A mitad de la conversación, la gente pide: “Señor, danos siempre de ese pan”. Jesús ha sido capaz de suscitar en ellos, con su conversación, el hambre de un pan distinto, más profundo, menos inmediato, el “pan vivo” que solo Dios puede dar.

Algo parecido había sucedido unos meses antes en Samaría. Jesús pidió de beber agua de un pozo a una mujer para poder conversar con ella y suscitar la sed de un agua nueva, “agua viva”, que solo Jesús puede dar. Pedir de beber para suscitar sed. Aquí, en Cafarnaúm, Jesús da pan para suscitar otra hambre.
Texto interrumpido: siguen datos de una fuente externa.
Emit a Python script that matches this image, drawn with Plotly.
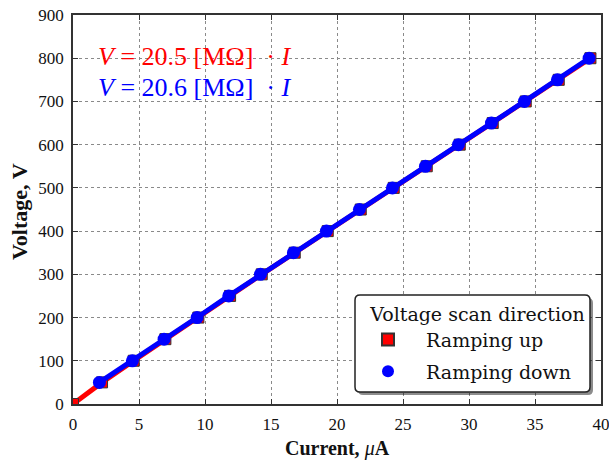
import plotly.graph_objects as go

# Data
current_up = [0.0, 2.2, 4.6, 7.0, 9.5, 11.9, 14.3, 16.8, 19.3, 21.8, 24.3, 26.8, 29.3, 31.8, 34.3, 36.8, 39.2]
voltage_up = [0, 50, 100, 150, 200, 250, 300, 350, 400, 450, 500, 550, 600, 650, 700, 750, 800]
current_down = [39.1, 36.7, 34.2, 31.7, 29.2, 26.7, 24.2, 21.7, 19.2, 16.7, 14.2, 11.8, 9.4, 6.9, 4.5, 2.0]
voltage_down = [800, 750, 700, 650, 600, 550, 500, 450, 400, 350, 300, 250, 200, 150, 100, 50]

x_ticks = [0, 5, 10, 15, 20, 25, 30, 35, 40]
y_ticks = [0, 100, 200, 300, 400, 500, 600, 700, 800, 900]

SERIF = "Liberation Serif"
SERIF2 = "DejaVu Serif"
RED = "#ff0000"
BLUE = "#0000ff"
INK = "#111111"

fig = go.Figure()
fig.add_trace(go.Scatter(x=current_up, y=voltage_up, mode="lines",
                         line=dict(color=RED, width=5), showlegend=False, hoverinfo="skip"))
fig.add_trace(go.Scatter(x=current_up, y=voltage_up, mode="markers", name="   Ramping up",
                         legendgroup="up",
                         marker=dict(symbol="square", size=11, color=RED,
                                     line=dict(color="#333333", width=1))))
fig.add_trace(go.Scatter(x=current_down, y=voltage_down, mode="lines",
                         line=dict(color=BLUE, width=5), showlegend=False, hoverinfo="skip"))
fig.add_trace(go.Scatter(x=current_down, y=voltage_down, mode="markers", name="   Ramping down",
                         legendgroup="down",
                         marker=dict(symbol="circle", size=13, color=BLUE, line=dict(width=0))))

axis_common = dict(
    showline=True, linecolor="#333333", linewidth=1.5, mirror="ticks",
    ticks="inside", ticklen=5, tickwidth=1, tickcolor="#333333",
    showgrid=True, gridcolor="#8a8a8a", griddash="dot", gridwidth=1,
    zeroline=False, automargin=False, ticklabeloverflow="allow",
    tickfont=dict(family=SERIF, size=17, color=INK),
)

fig.update_xaxes(range=[0, 40], tickvals=x_ticks, ticktext=[str(v) for v in x_ticks],
                 ticklabelstandoff=4, **axis_common)
fig.update_yaxes(range=[0, 900], tickvals=y_ticks, ticktext=[str(v) for v in y_ticks],
                 ticklabelstandoff=4, **axis_common)

# plot area spans page px 73..601 x 15..404
W, H = 528.0, 389.0
def px(x): return (x - 73) / W
def py(y): return (404 - y) / H

# Axis titles
fig.add_annotation(xref="paper", yref="paper", x=px(337), y=py(448), xanchor="center", yanchor="middle",
                   text="<b>Current, </b><i>μ</i><b>A</b>", showarrow=False,
                   font=dict(family=SERIF, size=20, color=INK))
fig.add_annotation(xref="paper", yref="paper", x=px(19), y=py(212), xanchor="center", yanchor="middle",
                   text="<b>Voltage, V</b>", showarrow=False, textangle=-90,
                   font=dict(family=SERIF, size=22, color=INK))

# Legend frame with shadow (rounded)
def rrect(x0, y0, x1, y1, rx, ry):
    return (f"M{x0+rx},{y0} L{x1-rx},{y0} Q{x1},{y0} {x1},{y0+ry} "
            f"L{x1},{y1-ry} Q{x1},{y1} {x1-rx},{y1} L{x0+rx},{y1} "
            f"Q{x0},{y1} {x0},{y1-ry} L{x0},{y0+ry} Q{x0},{y0} {x0+rx},{y0} Z")

lx0, lx1, ly0, ly1 = 355, 590, 295, 392
rx, ry = 5 / W, 5 / H
fig.add_shape(type="path", xref="paper", yref="paper",
              path=rrect(px(lx0 + 3), py(ly1 + 3), px(lx1 + 3), py(ly0 + 3), rx, ry),
              fillcolor="rgba(0,0,0,0.45)", line=dict(width=0), layer="above")
fig.add_shape(type="path", xref="paper", yref="paper",
              path=rrect(px(lx0), py(ly1), px(lx1), py(ly0), rx, ry),
              fillcolor="white", line=dict(color="#222222", width=1.5), layer="above")

fig.add_annotation(xref="paper", yref="paper", x=px(96), y=py(57), xanchor="left", yanchor="middle",
                   text="<i>V</i> = 20.5 [MΩ]  · <i>I</i>", showarrow=False,
                   font=dict(family=SERIF, size=26, color=RED))
fig.add_annotation(xref="paper", yref="paper", x=px(96), y=py(87), xanchor="left", yanchor="middle",
                   text="<i>V</i> = 20.6 [MΩ]  · <i>I</i>", showarrow=False,
                   font=dict(family=SERIF, size=26, color=BLUE))

fig.update_layout(
    width=609, height=462,
    margin=dict(l=73, r=8, t=15, b=58, autoexpand=False),
    paper_bgcolor="white", plot_bgcolor="white",
    legend=dict(x=px(368), y=py(ly0 + 1), xanchor="left", yanchor="top",
                bgcolor="rgba(0,0,0,0)", borderwidth=0,
                font=dict(family=SERIF2, size=19, color=INK),
                title=dict(text="Voltage scan direction", side="top center",
                           font=dict(family=SERIF2, size=19, color=INK)),
                tracegroupgap=4, itemsizing="constant"),
    font=dict(family=SERIF),
)

fig.write_html("out.html", config={"displayModeBar": False},
               post_script="document.body.style.margin='0px';document.body.style.overflow='hidden';")
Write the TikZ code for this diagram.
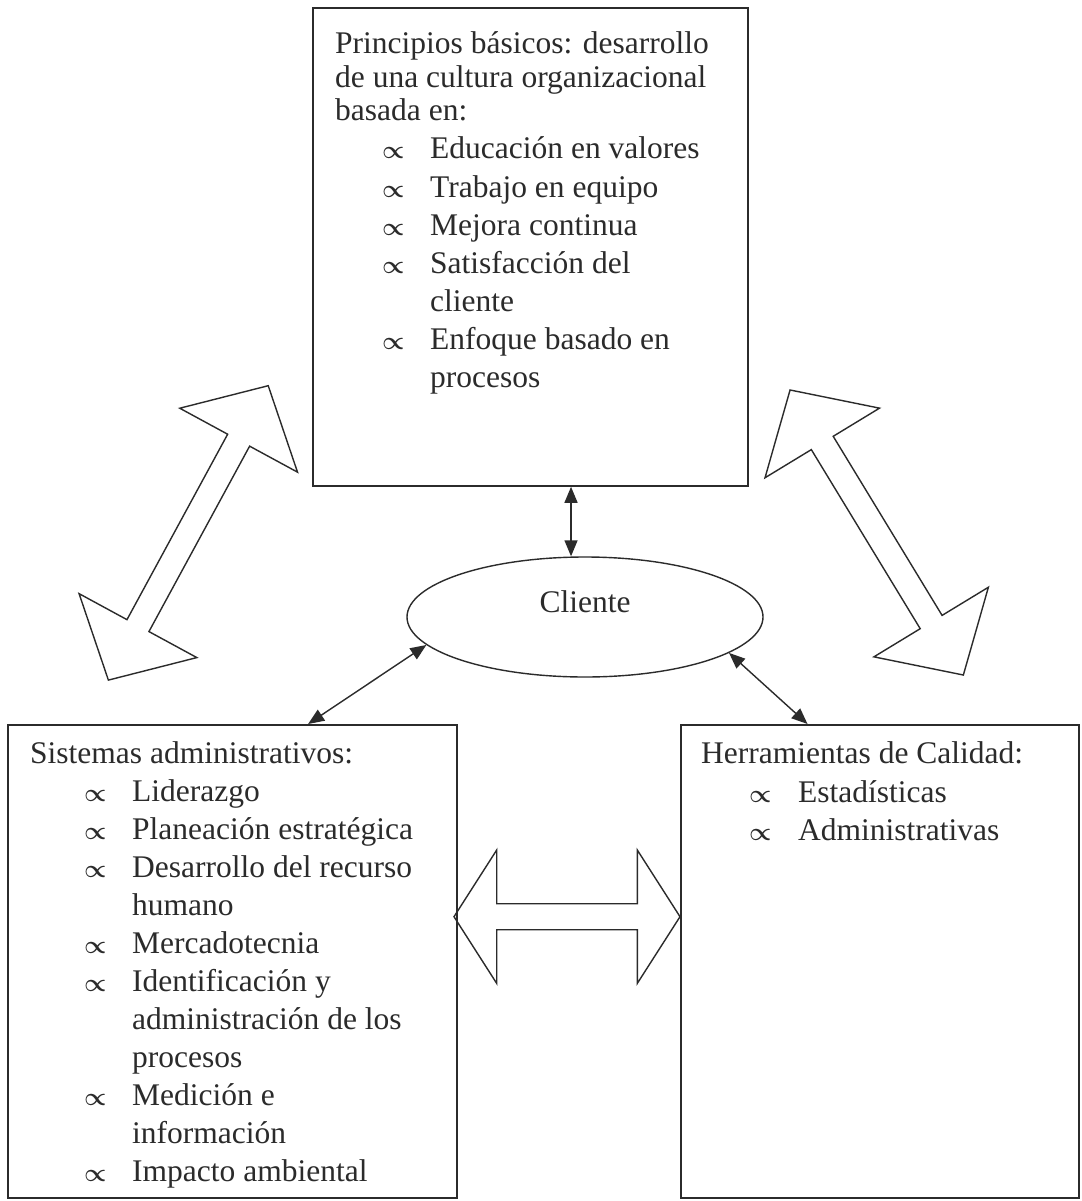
\documentclass[tikz,border=0pt]{standalone}
\usepackage{fontspec}
\setmainfont{Liberation Serif}
\usetikzlibrary{calc,arrows.meta,shapes.geometric}
\definecolor{ink}{HTML}{2B2B2B}
\begin{document}
\begin{tikzpicture}[x=1pt,y=-1pt,
  box/.style={draw=ink, line width=1.8pt, inner sep=0pt, anchor=north west},
  txt/.style={anchor=base west, inner sep=0pt, text=ink, font=\fontsize{31.5}{38}\selectfont},
  bul/.style={anchor=base west, inner sep=0pt, text=ink, font=\fontsize{27}{30}\selectfont\boldmath},
  link/.style={draw=ink, line width=1.4pt,
    {Triangle[length=16pt,width=13pt]}-{Triangle[length=16pt,width=13pt]}},
  bigarrow/.style={draw=ink, line width=1.4pt, fill=white, line join=miter},
  pics/hollow/.style n args={4}{code={
    % #1 half length, #2 shaft half width, #3 head half width, #4 head length
    \draw[bigarrow] (-#1,0) -- (-#1+#4,#3) -- (-#1+#4,#2) -- (#1-#4,#2)
      -- (#1-#4,#3) -- (#1,0) -- (#1-#4,-#3) -- (#1-#4,-#2)
      -- (-#1+#4,-#2) -- (-#1+#4,-#3) -- cycle;
  }}]
\useasboundingbox (0,0) rectangle (1081,1201);
\fill[white] (0,0) rectangle (1081,1201);

% hollow double arrows between the three blocks
\pic[rotate=61.5] at (188.3,532.9) {hollow={167.5}{12.5}{67}{62}};
\pic[rotate=121.3] at (876.7,532.5) {hollow={166.8}{12.8}{67}{62}};
\pic at (567,916.7) {hollow={113}{13}{66.7}{42.7}};

% blocks
\node[box, minimum width=435pt, minimum height=478pt] (topbox) at (312,7) {};
\node[box, minimum width=449pt, minimum height=473pt] (lbox) at (7,724) {};
\node[box, minimum width=398pt, minimum height=473pt] (rbox) at (680,724) {};

% client
\node[draw=ink, line width=1.4pt, ellipse, minimum width=356pt, minimum height=120pt,
      inner sep=0pt] (cli) at (585,617) {};
\node[anchor=base, inner sep=0pt, text=ink, font=\fontsize{31.5}{38}\selectfont]
      (clitext) at (585,612) {Cliente};

% top block text
\foreach \y/\t [count=\i] in {54/{Principios básicos: desarrollo},
    88/{de una cultura organizacional}, 121/{basada en:}}
  \node[txt] (th\i) at (335,\y) {\t};
\foreach \y/\t [count=\i] in {159/{Educación en valores}, 197/{Trabajo en equipo},
    235/{Mejora continua}, 273/{Satisfacción del}, 311/{cliente},
    349/{Enfoque basado en}, 387/{procesos}}
  \node[txt] (ti\i) at (430,\y) {\t};
\foreach \y [count=\i] in {159,197,235,273,349}
  \node[bul] (tb\i) at (382,\y) {$\propto$};

% left block text
\node[txt] (lh) at (30,763) {Sistemas administrativos:};
\foreach \y/\t [count=\i] in {801/{Liderazgo}, 839/{Planeación estratégica},
    877/{Desarrollo del recurso}, 915/{humano}, 953/{Mercadotecnia},
    991/{Identificación y}, 1029/{administración de los}, 1067/{procesos},
    1105/{Medición e}, 1143/{información}, 1181/{Impacto ambiental}}
  \node[txt] (li\i) at (132,\y) {\t};
\foreach \y [count=\i] in {801,839,877,953,991,1105,1181}
  \node[bul] (lb\i) at (84,\y) {$\propto$};

% right block text
\node[txt] (rh) at (701,763) {Herramientas de Calidad:};
\node[txt] (ri1) at (798,802) {Estadísticas};
\node[txt] (ri2) at (798,840) {Administrativas};
\node[bul] (rb1) at (749,802) {$\propto$};
\node[bul] (rb2) at (749,840) {$\propto$};

% links to the client
\coordinate (tp) at ($(topbox.south west)!0.593!(topbox.south east)$);
\draw[link] (tp) -- (cli.north -| tp);
\coordinate (lp) at ($(lbox.north west)!0.668!(lbox.north east)$);
\draw[link] (cli.190) -- (lp);
\coordinate (rp) at ($(rbox.north west)!0.319!(rbox.north east)$);
\draw[link] (cli.346) -- (rp);
\end{tikzpicture}
\end{document}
El pan nuevo que Dios da es Jesús mismo, su persona y su obra. Con él, Dios nos trae pan físico para los hambrientos, pero también palabra viva para construir al hombre como persona y, sobre todo, pan vivo que nos alimenta para una vida plena, que comienza aquí pero que fructifica más allá de la muerte.

Todo el pan es importante pero, sin palabra, es posible que nos pase lo que a la multitud de Galilea: que nos quedemos en el pan inmediato y no comprendamos el signo. Entonces, el pan importa más que quien lo da; la necesidad, más que la persona. Entonces, nos quedamos a mitad de camino en la vocación para la que hemos sido creados.

Cada domingo, en nuestras sinagogas eclesiales, se repite la conversación de Cafarnaúm: muchos creyentes acuden –¡cada uno con sus motivaciones!– a buscar a Jesús. Después de una conversación con él, a la escucha de su palabra, nos invita a pedir el pan del Padre que, más tarde, nos acercamos a comer.